I don't agree with that assumption because I believe more people now have access to information then they have in the past, whether or not if it is being filtered or not filtered. The media literacy was much more limited in the past and the intellects were few and far in between. Sure, people who were fortunate enough to be educated have the opportunity to be more literate and thus have more channels to get information to learn. But now more people have the opportunity compared to the number of people in the past and now, I think you"ll find that telegraphically epistemology has improved our literacy and it has been a help to our culture and society since its invention. .
There is another statement by Postman that I strongly disagree with. "There is no beginning, middle, or end in a world of photographs" (Postman 74). I believe that photographs can tell many stories, from beginning to middle to end. Granted that not all photographs will do that but some do. Postman's statement suggest that all photographs are certain way and that is a very strong generalization and he does that quite often through out the book in my opinion. Pictures have been used since ancient days to communicate ideas, stories, and thoughts and in my opinion photographs are pictures and they convey some of the same principles as it has in the past, maybe in different format but same idea.

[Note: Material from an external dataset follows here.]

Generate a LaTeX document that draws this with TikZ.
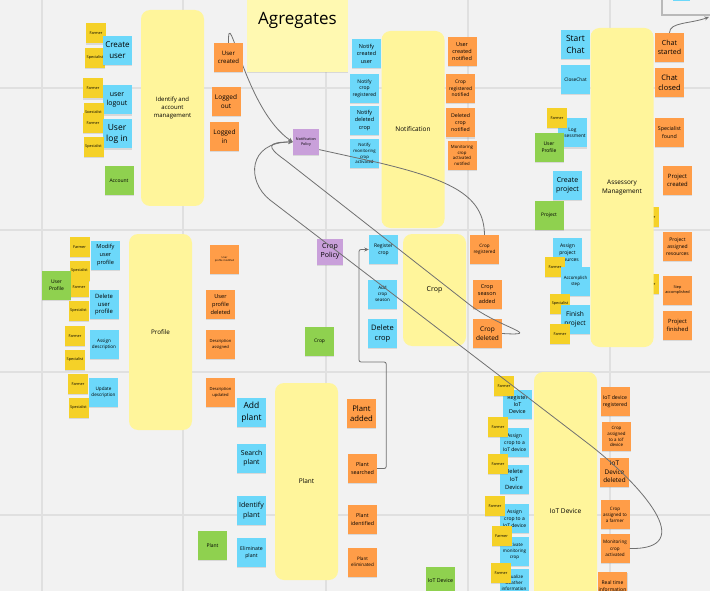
\documentclass[tikz,border=0pt]{standalone}
\usepackage{fontspec}
\setmainfont{Open Sans}
\usepackage{tikz}
\usetikzlibrary{arrows.meta,calc,shadows}
\definecolor{NoteBlue}{HTML}{6CD8FA}
\definecolor{NoteOrange}{HTML}{FF9D48}
\definecolor{NoteYellow}{HTML}{F5D128}
\definecolor{NoteGreen}{HTML}{8FD14F}
\definecolor{NotePurple}{HTML}{C9A0DA}
\definecolor{AggYellow}{HTML}{FFF59B}
\definecolor{LightYellow}{HTML}{FFF9B1}
\definecolor{BoardGray}{HTML}{F2F2F2}
\definecolor{GridGray}{HTML}{E0E0E0}
\definecolor{LinkGray}{HTML}{707070}
\newcommand\stfont[1]{\fontsize{#1}{\fpeval{1.35*#1}}\selectfont}
\pgfdeclarelayer{back}
\pgfsetlayers{back,main}
\tikzset{
  fsz/.style={font=\stfont{#1}},
  note/.style={minimum width=29, minimum height=29, inner sep=1pt, align=center,
    drop shadow={shadow xshift=0.3pt, shadow yshift=-1.4pt, opacity=0.22}},
  cmd/.style={note, fill=NoteBlue},
  evt/.style={note, fill=NoteOrange},
  act/.style={note, fill=NoteYellow, minimum width=20, minimum height=20, fsz=3.8},
  ent/.style={note, fill=NoteGreen},
  pol/.style={note, fill=NotePurple, minimum width=26, minimum height=26},
  agg/.style={fill=AggYellow, rounded corners=9, minimum width=63, inner sep=1pt, align=center},
  grid/.style={GridGray, line width=1.2},
  link/.style={LinkGray, line width=0.8},
  flow/.style={link, -{Stealth[length=4.5,width=4]}}
}

\begin{document}
\begin{tikzpicture}[x=1pt,y=-1pt]
    \clip (0,0) rectangle (710,591);
    %%Board
    \begin{pgfonlayer}{back}
    \fill[BoardGray] (0,0) rectangle (710,591);
    \foreach \gx in {42,183,326,468,610} \draw[grid] (\gx,0) -- (\gx,591);
    \foreach \gy in {88,230,372,515} \draw[grid] (0,\gy) -- (710,\gy);
    \end{pgfonlayer}
    \draw[GridGray!60!gray, line width=1.2] (662,-2) -- (662,15) -- (712,15);
    \fill[NoteBlue] (673,-2) rectangle (690,1.5);

    %%Agregates
    \node[note, fill=LightYellow, minimum width=101, minimum height=82] (agr) at (297.5,31) {};
    \node[font=\fontsize{17}{20}\selectfont] (agrT) at (297.5,20) {Agregates};

    %%Identify and account management
    \node[act] (f1) at (96,33.5) {Farmer};
    \node[act] (s1) at (95,58) {Specialist};
    \node[cmd, fsz=8] (cru) at (117.5,50.5) {Create\\user};
    \node[act] (f2) at (93,88.5) {Farmer};
    \node[cmd, fsz=7] (lou) at (117,100) {user\\logout};
    \node[act] (s2) at (93.5,113) {Specialist};
    \node[act] (f3) at (93,123) {Farmer};
    \node[cmd, fsz=8.5] (lin) at (117,134) {User\\log in};
    \node[act] (s3) at (93.5,147) {Specialist};
    \node[ent, fsz=5] (acc) at (119,180.5) {Account};
    \node[agg, minimum height=196, fsz=6] (agId) at (172.5,108) {Identify and\\account\\management};
    \node[evt, fsz=6] (ucr) at (228.5,57.5) {User\\created};
    \node[evt, fsz=6.5] (lgo) at (226,101.5) {Logged\\out};
    \node[evt, fsz=6.5] (lgi) at (224.5,136.5) {Logged\\in};

    %%Notification
    \node[cmd, fsz=5.5] (nCU) at (366.5,53.5) {Notify\\created\\user};
    \node[cmd, fsz=5] (nCR) at (364.5,88.5) {Notify\\crop\\registered};
    \node[cmd, fsz=5.5] (nDC) at (364.5,120.5) {Notify\\deleted\\crop};
    \node[cmd, fsz=4.3] (nMC) at (364.5,153.5) {Notify\\monitoring\\crop\\activated};
    \node[agg, minimum height=197, fsz=6.5] (agNo) at (413,129.5) {Notification};
    \node[evt, fsz=5.5] (eUN) at (462,51.5) {User\\created\\notified};
    \node[evt, fsz=4.9] (eCN) at (460.5,88.5) {Crop\\registered\\notified};
    \node[evt, fsz=5.2] (eDN) at (460.5,123) {Deleted\\crop\\notified};
    \node[evt, fsz=4.3] (eMN) at (462,155.5) {Monitoring\\crop\\activated\\notified};
    \node[pol, fsz=3.7] (npol) at (306,142) {Notification\\Policy};

    %%Assessory Management
    \node[cmd, fsz=8.5] (sCh) at (575.5,44.5) {Start\\Chat};
    \node[cmd, fsz=4.8] (cCh) at (575.5,79.5) {CloseChat};
    \node[act] (h1) at (649,217) {Farmer};
    \node[act] (h2) at (649,284) {Farmer};
    \node[agg, minimum height=319, fsz=6.4] (agAs) at (622,187.5) {Assessory\\Management};
    \node[evt, fsz=7] (eCS) at (669.5,47.5) {Chat\\started};
    \node[evt, fsz=7.5] (eCC) at (669.5,82.5) {Chat\\closed};
    \node[cmd, fsz=4.8] (lAs) at (572.5,133) {Log\\assessment};
    \node[act] (f4) at (557,118) {Farmer};
    \node[ent, fsz=5] (upA) at (549,147.5) {User\\Profile};
    \node[evt, fsz=5.3] (eSF) at (669.5,132.5) {Specialist\\found};
    \node[cmd, fsz=7] (cPr) at (567.5,185.5) {Create\\project};
    \node[evt, fsz=5.9] (ePC) at (677.5,180.5) {Project\\created};
    \node[ent, fsz=4.9] (prj) at (549,215.5) {Project};
    \node[cmd, fsz=5] (aPr) at (567.5,252.5) {Assign\\project\\resources};
    \node[act] (f5) at (555,267) {Farmer};
    \node[cmd, fsz=4.4] (acS) at (575.5,281.5) {Accomplish\\step};
    \node[act] (s4) at (560,304) {Specialist};
    \node[cmd, fsz=6.6] (fPr) at (575,319.5) {Finish\\project};
    \node[act] (f6) at (560,334) {Farmer};
    \node[evt, fsz=5] (ePA) at (677.5,246.5) {Project\\assigned\\resources};
    \node[evt, fsz=3.8] (eSA) at (677.5,290.5) {Step\\accomplished};
    \node[evt, fsz=5.8] (ePF) at (677.5,325.5) {Project\\finished};

    %%Profile
    \node[act] (f7) at (79.5,247) {Farmer};
    \node[cmd, fsz=5.6] (mUP) at (105.5,255) {Modify\\user\\profile};
    \node[act] (s5) at (79.5,271) {Specialist};
    \node[act] (f8) at (79,287) {Farmer};
    \node[ent, fsz=5] (upP) at (56.5,285.5) {User\\Profile};
    \node[cmd, fsz=5.9] (dUP) at (104,304.5) {Delete\\user\\profile};
    \node[act] (s6) at (78.5,311) {Specialist};
    \node[act] (f9) at (75,336) {Farmer};
    \node[cmd, fsz=4.6] (aDe) at (104,344.5) {Assign\\description};
    \node[act] (s7) at (75,360) {Specialist};
    \node[act] (f10) at (78,384) {Farmer};
    \node[cmd, fsz=4.6] (uDe) at (103.5,392.5) {Update\\description};
    \node[act] (s8) at (78.5,408) {Specialist};
    \node[agg, minimum height=196, fsz=6.3] (agPr) at (160.5,332) {Profile};
    \node[evt, fsz=2.6] (eUM) at (224.5,259.5) {User\\profile modified};
    \node[evt, fsz=5.6] (eUD) at (220.5,304.5) {User\\profile\\deleted};
    \node[evt, fsz=4.1] (eDA) at (220.5,344.5) {Description\\assigned};
    \node[evt, fsz=4.1] (eDU) at (220.5,392.5) {Description\\updated};

    %%Crop
    \node[pol, fsz=7] (cpol) at (330,251.5) {Crop\\Policy};
    \node[cmd, fsz=5] (rCr) at (383.5,249.5) {Register\\crop};
    \node[cmd, fsz=4.5] (aCS) at (382.5,294) {Add\\crop\\season};
    \node[cmd, fsz=7.5] (dCr) at (382.5,333.5) {Delete\\crop};
    \node[agg, minimum height=112, fsz=7] (agCr) at (434.5,290) {Crop};
    \node[evt, fsz=4.6] (eCR) at (484.5,249.5) {Crop\\registered};
    \node[evt, fsz=5.5] (eCA) at (487,294) {Crop\\season\\added};
    \node[evt, fsz=6.5] (eCD) at (487.5,333.5) {Crop\\deleted};
    \node[ent, fsz=4.9] (crp) at (319.5,341.5) {Crop};

    %%Plant
    \node[cmd, fsz=8.5] (aPl) at (251.5,412.5) {Add\\plant};
    \node[cmd, fsz=6.8] (sPl) at (251.5,458.5) {Search\\plant};
    \node[cmd, fsz=7] (iPl) at (251.5,510.5) {Identify\\plant};
    \node[cmd, fsz=5.2] (ePl) at (251.5,552.5) {Eliminate\\plant};
    \node[ent, fsz=5] (pla) at (212.5,545.5) {Plant};
    \node[agg, minimum height=197, fsz=6.5] (agPl) at (306.5,481.5) {Plant};
    \node[evt, fsz=7.7] (ePA2) at (361.5,413.5) {Plant\\added};
    \node[evt, fsz=5.4] (ePS) at (362.5,468.5) {Plant\\searched};
    \node[evt, fsz=5.3] (ePI) at (362.5,519.5) {Plant\\identified};
    \node[evt, fsz=4.6] (ePE) at (362.5,562) {Plant\\eliminated};

    %%IoT Device
    \node[agg, minimum height=278, fsz=6.6] (agIo) at (565.5,511) {IoT Device};
    \node[cmd, fsz=5.4] (rIo) at (517.5,404.5) {Register\\IoT\\Device};
    \node[act] (f11) at (504,386) {Farmer};
    \node[cmd, fsz=5] (aIo1) at (514.5,442.5) {Assign\\crop to a\\IoT device};
    \node[act] (f12) at (498,427) {Farmer};
    \node[cmd, fsz=5.8] (dIo) at (514,479.5) {Delete\\IoT\\Device};
    \node[act] (f13) at (498,464) {Farmer};
    \node[cmd, fsz=5] (aIo2) at (514.5,518.5) {Assign\\crop to a\\IoT device};
    \node[act] (f14) at (495,506) {Farmer};
    \node[cmd, fsz=4.5] (amc) at (514.5,551.5) {Activate\\monitoring\\crop};
    \node[act] (f15) at (501.5,536) {Farmer};
    \node[cmd, fsz=4.5] (vwi) at (514,583) {Visualize\\weather\\information};
    \node[act] (f16) at (501,573) {Farmer};
    \node[ent, fsz=5.3] (iod) at (440.5,581) {IoT Device};
    \node[evt, fsz=5.2] (eIR) at (615,401.5) {IoT device\\registered};
    \node[evt, fsz=4.4] (eCI) at (616.5,436.5) {Crop\\assigned\\to a IoT\\device};
    \node[evt, fsz=6.4] (eID) at (614.5,472) {IoT\\Device\\deleted};
    \node[evt, fsz=4.5] (eCF) at (615,514.5) {Crop\\assigned to\\a farmer};
    \node[evt, fsz=4.6] (eMC) at (615,548.5) {Monitoring\\crop\\activated};
    \node[evt, fsz=5] (eRT) at (612.5,586) {Real time\\information};

    %%Policies
    \begin{pgfonlayer}{back}
    \draw[flow] (ucr.north) .. controls (228,0) and (245,110) .. (npol.west);
    \end{pgfonlayer}
    \draw[link] (eCR.north) .. controls (484,195) and (450,180) .. (380,163) -- (npol.-30);
    \draw[flow] (eCD.east) .. controls (545,336) and (500,328) .. (470,305)
      -- (285,160) .. controls (265,146) and (268,142) .. (npol.west);
    \draw[flow] (eMC.east) .. controls (700,550) and (640,484) .. (590,445)
      -- (270,200) .. controls (246,181) and (248,142) .. (npol.west);
    \draw[flow, rounded corners=2] (ePS.east) -- ++(9,0) |- (359,362) |- (rCr.west);
    \coordinate (ext) at (709,17);
    \draw[flow] (eCS.north) .. controls (669.5,22) and (690,24) .. (ext);
\end{tikzpicture}
\end{document}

In the second part of the book Postman deals with television as show business, particularly the news media, television as teaching tools and its effects, and his suggestion of how we might be able to avoid the effect of television.
Postman writes, " television offers viewers a variety of subject matter, requires minimal skills to comprehend it, and is largely aimed at emotional gratification" (86). I agree with his statement here. I think television is satisfying to the eye and mind because we can put the picture to the idea.